В начале весны, когда уже зацвела слива, во время ночного обхода я заметил, что с кухни Симамура пробивается свет. Я зацепил палкой за калитку, но как-то неловко — она выпала у меня из руки и свалилась за забор. На следующий день я хотел было пойти забрать её, но постеснялся. Что я скажу? Вот, ходил тут ночью и палку обронил. А днём пришла беременная Симамура, стоя у ворот, позвала Ёсико.
— Это, наверное, твой отец во время обхода палочку обронил.
— А где вы её нашли?
— Да вон, у калитки.
— И как это его угораздило?
— Так ведь темно же было.
Мы все жили в узком, даже по Камакурским меркам, ущелье. Во время воздушной тревоги я первым бросался к пещере на горе. Оттуда были видны все дома моей десятидворки.

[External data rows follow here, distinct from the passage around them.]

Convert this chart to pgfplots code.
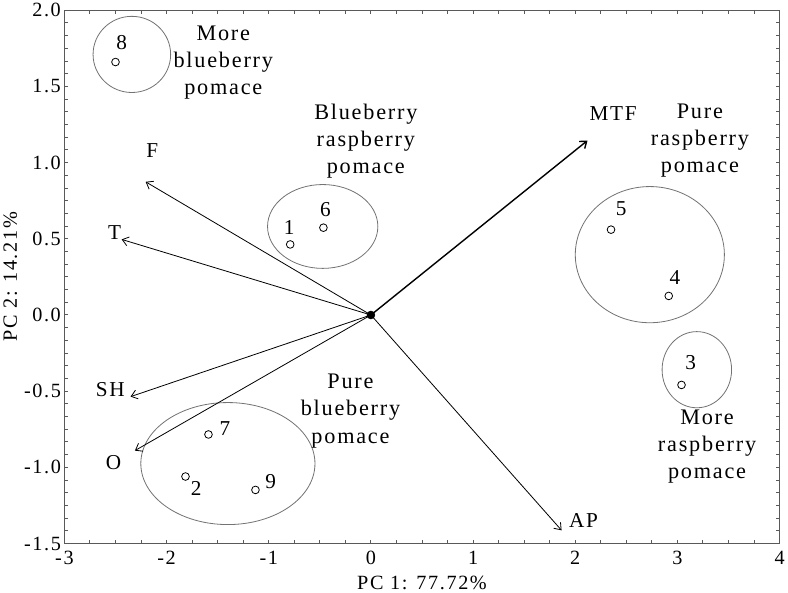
\documentclass[border=0pt]{standalone}
\usepackage{fontspec}
\setmainfont{Liberation Serif}[LetterSpace=8]
\usepackage{pgfplots}
\pgfplotsset{compat=1.18}
\usetikzlibrary{arrows.meta}

\begin{document}
\begin{tikzpicture}[font=\fontsize{20}{24}\selectfont]
  \begin{axis}[
      scale only axis, width=708pt, height=528pt,
      xmin=-3, xmax=4, ymin=-1.5, ymax=2,
      xtick={-3,-2,-1,0,1,2,3,4},
      ytick={-1.5,-1,-0.5,0,0.5,1,1.5,2},
      minor x tick num=3, minor y tick num=5,
      tick align=inside,
      major tick length=4pt, minor tick length=4pt,
      axis line style={draw=black!65, line width=1.4pt},
      every tick/.style={black!65, line width=1pt},
      /pgf/number format/assume math mode=true,
      yticklabel style={/pgf/number format/.cd, fixed, fixed zerofill, precision=1},
      xticklabel style={yshift=-4pt},
      xlabel={PC 1: 77.72\%}, ylabel={PC 2: 14.21\%},
      xlabel style={yshift=-4pt},
      clip=false,
    ]
    % group ellipses
    \draw[black!55, line width=0.8pt] (axis cs:-2.34,1.71) ellipse [x radius=38.4pt, y radius=37.7pt];
    \draw[black!55, line width=0.8pt] (axis cs:-0.472,0.581) ellipse [x radius=54.6pt, y radius=41.5pt];
    \draw[black!55, line width=0.8pt] (axis cs:2.73,0.396) ellipse [x radius=73.8pt, y radius=67.4pt];
    \draw[black!55, line width=0.8pt] (axis cs:3.19,-0.359) ellipse [x radius=34.4pt, y radius=37.7pt];
    \draw[black!55, line width=0.8pt] (axis cs:-1.40,-0.975) ellipse [x radius=86.2pt, y radius=60.4pt];

    % loadings
    \addplot[black, line width=0.8pt, -{Straight Barb[length=6pt,width=9pt]}] coordinates {(0,0) (-2.205,0.874)};
    \addplot[black, line width=0.8pt, -{Straight Barb[length=6pt,width=9pt]}] coordinates {(0,0) (-2.44,0.496)};
    \addplot[black, line width=1.4pt, -{Straight Barb[length=6pt,width=9pt]}] coordinates {(0,0) (2.12,1.145)};
    \addplot[black, line width=0.8pt, -{Straight Barb[length=6pt,width=9pt]}] coordinates {(0,0) (1.866,-1.413)};
    \addplot[black, line width=0.8pt, -{Straight Barb[length=6pt,width=9pt]}] coordinates {(0,0) (-2.353,-0.536)};
    \addplot[black, line width=0.8pt, -{Straight Barb[length=6pt,width=9pt]}] coordinates {(0,0) (-2.31,-0.89)};
    \addplot[only marks, mark=*, mark size=4pt, black] coordinates {(0,0)};

    % scores
    \addplot[only marks, mark=o, mark size=3.8pt, black, line width=0.8pt] table {
      x      y
      -2.50  1.66
      -0.79  0.463
      -0.465 0.573
      2.35   0.56
      2.915  0.125
      3.04   -0.459
      -1.59  -0.784
      -1.815 -1.06
      -1.13  -1.148
    };

    % score labels
    \begin{scope}[every node/.style={font=\fontsize{21}{24}\selectfont}]
      \node at (axis cs:-2.44,1.79) {8};
      \node at (axis cs:-0.80,0.575) {1};
      \node at (axis cs:-0.445,0.695) {6};
      \node at (axis cs:2.45,0.695) {5};
      \node at (axis cs:2.975,0.244) {4};
      \node at (axis cs:3.13,-0.313) {3};
      \node at (axis cs:-1.43,-0.742) {7};
      \node at (axis cs:-1.71,-1.14) {2};
      \node at (axis cs:-0.98,-1.093) {9};

      % loading labels
      \node at (axis cs:-2.14,1.08) {F};
      \node at (axis cs:-2.51,0.54) {T};
      \node at (axis cs:2.37,1.32) {MTF};
      \node at (axis cs:2.08,-1.35) {AP};
      \node at (axis cs:-2.55,-0.49) {SH};
      \node at (axis cs:-2.52,-0.967) {O};
    \end{scope}

    % group labels
    \begin{scope}[every node/.style={align=center, font=\fontsize{22}{27}\selectfont}]
      \node at (axis cs:-1.445,1.656) {More\\blueberry\\pomace};
      \node at (axis cs:-0.05,1.14) {Blueberry\\raspberry\\pomace};
      \node at (axis cs:3.22,1.145) {Pure\\raspberry\\pomace};
      \node at (axis cs:3.29,-0.863) {More\\raspberry\\pomace};
      \node at (axis cs:-0.2,-0.63) {Pure\\blueberry\\pomace};
    \end{scope}
  \end{axis}
\end{tikzpicture}
\end{document}
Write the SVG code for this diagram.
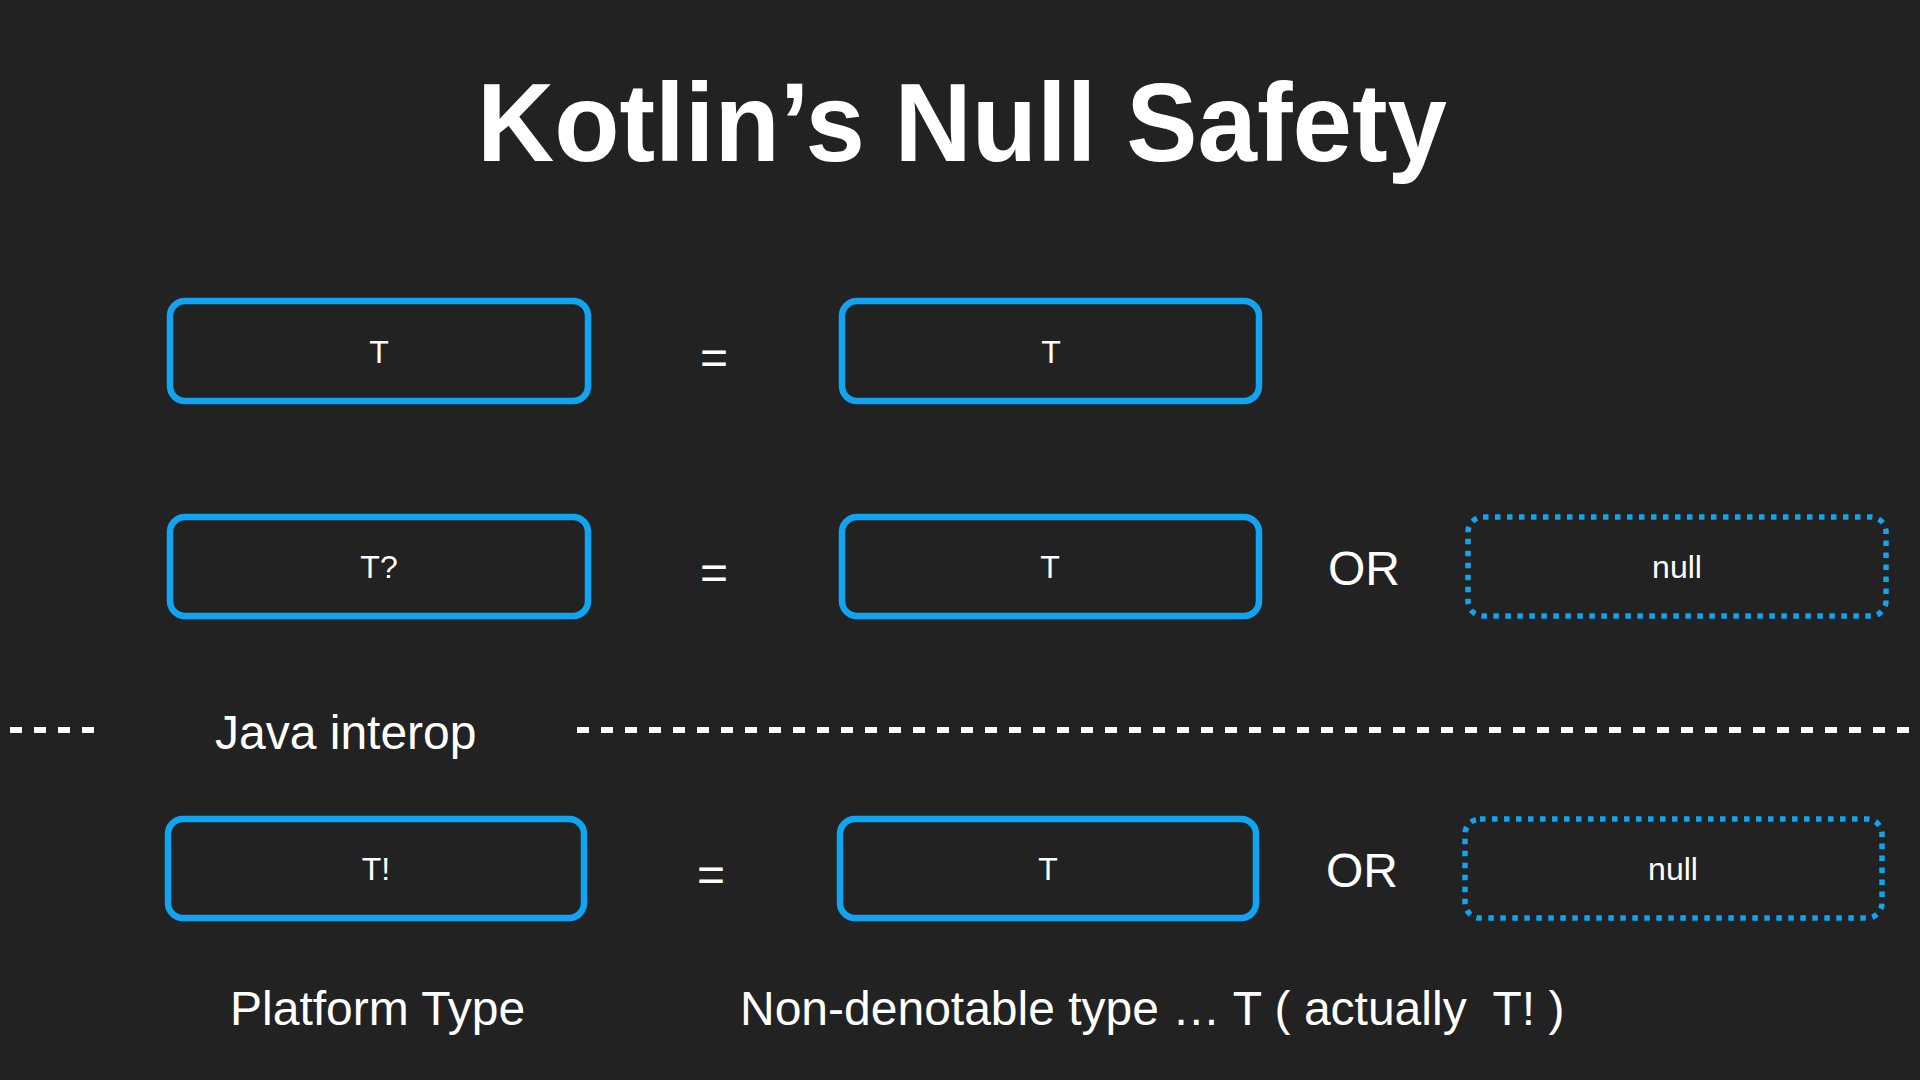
<svg xmlns="http://www.w3.org/2000/svg" width="1920" height="1080" viewBox="0 0 1920 1080">
<style>
  .bg { fill: #222222; }
  .box { fill: none; stroke: #11A4F0; stroke-width: 6.5; }
  .dot { fill: none; stroke: #11A4F0; stroke-width: 5.5; stroke-dasharray: 5.5 6.5; }
  .lbl { fill: #ffffff; font-family: "Liberation Sans", Arial, Helvetica, sans-serif; font-size: 32px; text-anchor: middle; }
  .big { fill: #ffffff; font-family: "Liberation Sans", Arial, Helvetica, sans-serif; font-size: 48px; white-space: pre; }
  .eq { fill: #ffffff; font-family: "Liberation Sans", Arial, Helvetica, sans-serif; font-size: 48px; text-anchor: middle; }
  .sep { stroke: #ffffff; stroke-width: 6; stroke-dasharray: 12 12; fill: none; }
  .title { fill: #ffffff; font-family: "Liberation Sans", Arial, Helvetica, sans-serif; font-size: 112px; font-weight: bold; text-anchor: middle; }
</style>
<rect class="bg" x="0" y="0" width="1920" height="1080"/>

<text class="title" x="962" y="161" textLength="970" lengthAdjust="spacingAndGlyphs">Kotlin’s Null Safety</text>

<!-- Row 1 -->
<g id="row1-left">
  <rect class="box" x="170" y="301" width="418" height="100" rx="15"/>
  <text class="lbl" x="379" y="363">T</text>
</g>
<text class="eq" x="714" y="374">=</text>
<g id="row1-right">
  <rect class="box" x="842" y="301" width="417" height="100" rx="15"/>
  <text class="lbl" x="1051" y="363">T</text>
</g>

<!-- Row 2 -->
<g id="row2-left">
  <rect class="box" x="170" y="517" width="418" height="99" rx="15"/>
  <text class="lbl" x="379" y="578">T?</text>
</g>
<text class="eq" x="714" y="589">=</text>
<g id="row2-right">
  <rect class="box" x="842" y="517" width="417" height="99" rx="15"/>
  <text class="lbl" x="1050" y="578">T</text>
</g>
<text class="big" x="1328" y="585">OR</text>
<g id="row2-null">
  <rect class="dot" x="1468" y="517" width="418" height="99" rx="15"/>
  <text class="lbl" x="1677" y="578">null</text>
</g>

<!-- Separator -->
<g id="separator">
  <line class="sep" x1="10" y1="730" x2="96" y2="730"/>
  <line class="sep" x1="577" y1="730" x2="1912" y2="730"/>
</g>
<text class="big" x="215" y="749">Java interop</text>

<!-- Row 3 -->
<g id="row3-left">
  <rect class="box" x="168" y="819" width="416" height="99" rx="15"/>
  <text class="lbl" x="376" y="880">T!</text>
</g>
<text class="eq" x="711" y="891">=</text>
<g id="row3-right">
  <rect class="box" x="840" y="819" width="416" height="99" rx="15"/>
  <text class="lbl" x="1048" y="880">T</text>
</g>
<text class="big" x="1326" y="887">OR</text>
<g id="row3-null">
  <rect class="dot" x="1465" y="819" width="417" height="99" rx="15"/>
  <text class="lbl" x="1673" y="880">null</text>
</g>

<text class="big" x="230" y="1025">Platform Type</text>
<text class="big" x="740" y="1025">Non-denotable type … T ( actually  T! )</text>
</svg>
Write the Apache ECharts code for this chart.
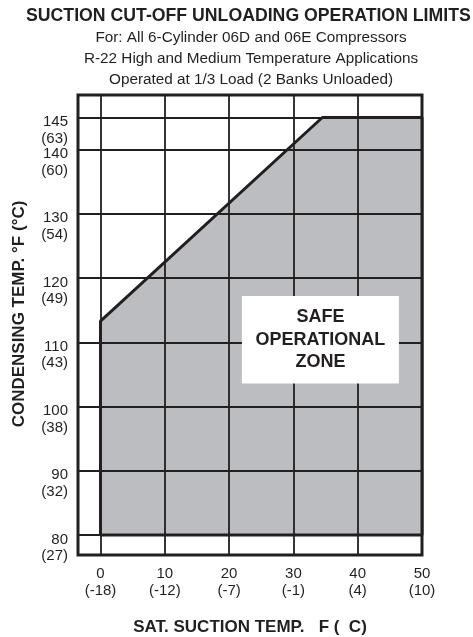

В тот день был налёт. Слышались взрывы. Уже добравшись до входа в бомбоубежище, я увидел, что Симамура стоит на тропинке. Сделав несколько шагов вниз, я закричал: «Скорее, скорее!»
— Вы только посмотрите на этих птичек!
И действительно — на старой сливе я увидел нескольких птах. Они отчаянно взмахивали крылышками, но взлететь не могли. Это были какие-то конвульсии в закрытом пространстве, где стенами служили зелёные ветки. Когда какой-то из птичек удавалось подлететь к ветке, она всё равно не могла усесться на неё. То лапки разъедутся, то назад опрокинет…
Симамура добралась до пещеры, но и оттуда она продолжала наблюдать за сливой. Она сидела на корточках, плотно обхватив руками колени, и смотрела на сливу.
В бамбуковую рощицу со страшным скрежетом врезался осколок.
Когда я размышляю обо всех этих разговорах про перерождения, я всегда вспоминаю тех птичек. Симамура была тогда беременна в первый раз. Это уже потом она родила без происшествий.
Вообще-то, выкидыши во время войны случались часто. Зато беременели мало. У женщин как-то всё в организме разладилось. А вот этой осенью — сразу в четырёх семьях дети народились.
Вместе с дочерью мы проходили мимо живой изгороди у дома Симамура. Цвели камелии. Я их очень люблю. Мне осень вообще нравится.
Я шёл и горевал о тех детях, которым из-за войны не удалось увидеть этот свет, о себе самом — война лишила меня жизни, думал о том, кем мне суждено переродиться.
[1947]
Серебряная монетка
У них было заведено так, чтобы мать в начале месяца клала в кошелёк Ёсико две йены — четыре серебряные монетки по пятьдесят сэн. Тогда эти монетки стали выпускаться меньшего, чем прежде, размера. Тем не менее, попадая в красный кожаный кошелёк, эти монеты, которые на глаз были лёгкими, но на самом деле вполне тяжёленькими, придавали, по мнению Ёсико, кошельку солидность. Ёсико не желала размениваться на пустяки, и потому монетки довольно часто оставались неизрасходованными в её кошельке, который она держала в портфеле. И не то чтобы Ёсико отвергала по каким-то принципиальным соображениям такие естественные развлечения, как походы с подружками по работе в кино или в кафе. Нет, просто все эти вещи находились за пределами её жизни. Ни в каких кино она никогда не бывала, а потому все эти увеселения не представляли для неё никакого интереса.
Раз в неделю по пути с работы Ёсико заходила в универмаг и покупала там за десять сэн свой любимый французский батон. Это было единственное, на что она могла придумать тратить деньги.
Но вот однажды в отделе канцелярских товаров универмага «Мицукоси» её внимание привлекло стеклянное пресс-папье. Оно было шестиугольным, с рельефным изображением собаки наверху. Ёсико была очарована собакой. Когда же она взяла пресс-папье в руки, его приятный холод и неожиданная увесистость привели её в восторг. Ёсико нравились тщательно сработанные вещи, и она сдалась помимо своей воли. Она подержала пресс-папье на ладони, рассматривая его с разных сторон. Потом неохотно положила на место. Вещь стоила сорок сэн.
На следующий день Ёсико снова отправилась в универмаг. Снова зашла в тот же самый отдел. На следующий день пришла ещё раз. И так продолжалось целых десять дней. Наконец, она решилась. При словах «Заверните мне его» её сердце запрыгало.
Когда Ёсико вернулась домой, мать со старшей сестрой сначала посмеялись над ней: что, мол, за игрушку ты купила. Но когда они как следует разглядели пресс-папье под светом лампы, сказали: «Красивая вещица, не зря купила. Просто замечательно!»